The warheads, received by other activists, will be brought back to Brussels to be handed over to the heads of state at the NATO summit on July 11-12.
The activist group calls the action "a great success in the effort towards nuclear disarmament," a spokesman said, and sends a "clear message to the federal government: it is necessary to establish without delay a roadmap for the withdrawal of nuclear weapons from Belgian territory and sign the UN Treaty for the Prohibition of Nuclear Weapons."

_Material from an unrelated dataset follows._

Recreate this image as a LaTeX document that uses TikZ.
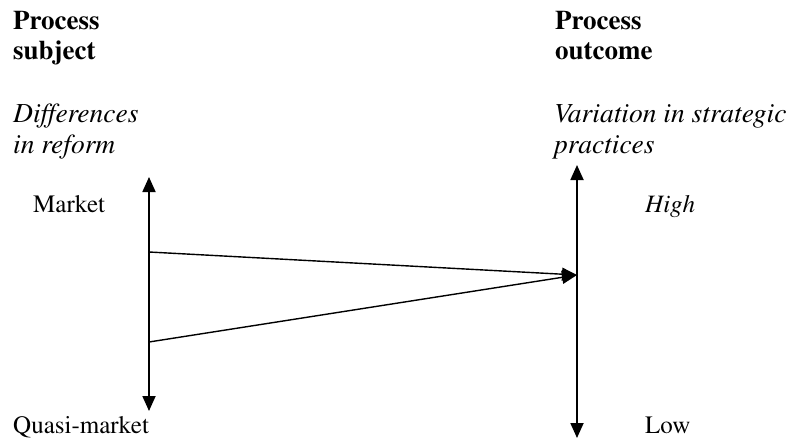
\documentclass[tikz,border=0pt]{standalone}
\usepackage[T1]{fontenc}
\renewcommand{\rmdefault}{ptm}
\usetikzlibrary{arrows.meta}
\begin{document}
\begin{tikzpicture}[x=1pt,y=-1pt,
  lbl/.style={anchor=base west,inner sep=0pt,font=\fontsize{25}{30}\selectfont\rmfamily},
  head/.style={lbl,font=\fontsize{27}{30}\selectfont\rmfamily\bfseries},
  sub/.style={lbl,font=\fontsize{27.5}{30}\selectfont\rmfamily\itshape},
  axis/.style={line width=1.8pt,{Triangle[length=15pt,width=13pt]}-{Triangle[length=15pt,width=13pt]}},
  link/.style={line width=1.4pt,-{Triangle[length=15pt,width=13pt]}}]
\useasboundingbox (0,0) rectangle (793,439);
% column headings
\node[head] (hs1) at (13,29) {Process};
\node[head] (hs2) at (13,59) {subject};
\node[head] (ho1) at (555,29) {Process};
\node[head] (ho2) at (555,59) {outcome};
\node[sub] (ds1) at (13,122) {Differences};
\node[sub] (ds2) at (13,153) {in reform};
\node[sub] (do1) at (554,122) {Variation in strategic};
\node[sub] (do2) at (554,153) {practices};
% scale labels
\node[lbl] (mk) at (33,212) {Market};
\node[lbl] (qm) at (13,433) {Quasi-market};
\node[sub,font=\fontsize{25}{30}\selectfont\rmfamily\itshape] (hi) at (645,212) {High};
\node[lbl] (lo) at (645,433) {Low};
% axes
\coordinate (lt) at (149,177);
\coordinate (lb) at (149,411);
\coordinate (rt) at (577,165);
\coordinate (rb) at (577,438);
\draw[axis] (lb) -- (lt);
\draw[axis] (rb) -- (rt);
% converging links
\coordinate (a1) at (149,252);
\coordinate (a2) at (149,342);
\coordinate (m) at (577,275);
\draw[link] (a1) -- (m);
\draw[link] (a2) -- (m);
\end{tikzpicture}
\end{document}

"With the establishment of the treaty to ban nuclear weapons, including through the citizen movement ICAN (Nobel Peace Prize 2017; Ed), there is finally an international opportunity to ban these nuclear weapons and the dangers they weigh on humanity,” said the Act for Peace spokesman.
The group has also denounced the forthcoming NATO summit saying that "29 heads of state will make major political decisions outside any democratic body, when these same decisions threaten the security of the entire planet."
It's time to say "no to nuclear waste" which costs "billions" and contributes "to the global arms race," the NGO said.
The activist group has already announced demonstrations and peace movements on July 11-12 to organize a counter-summit. "It's time for NATO to disappear," it says.
Among the eight activists arrested on Sunday is Brussels MEP Ecolo Zoé Genot. All were freed by police on Sunday, Agir pour la Paix said in a statement on its Twitter account.
(EDITOR’S NOTE: Agir pour la Paix could not be reached on Monday morning for additional information on the type of warheads that were “exfiltrated.” Kleine Brogel air base is where the Belgian Air Force stores the U.S.-supplied B-61 nuclear free-fall bombs that Belgium is assigned to use by NATO.)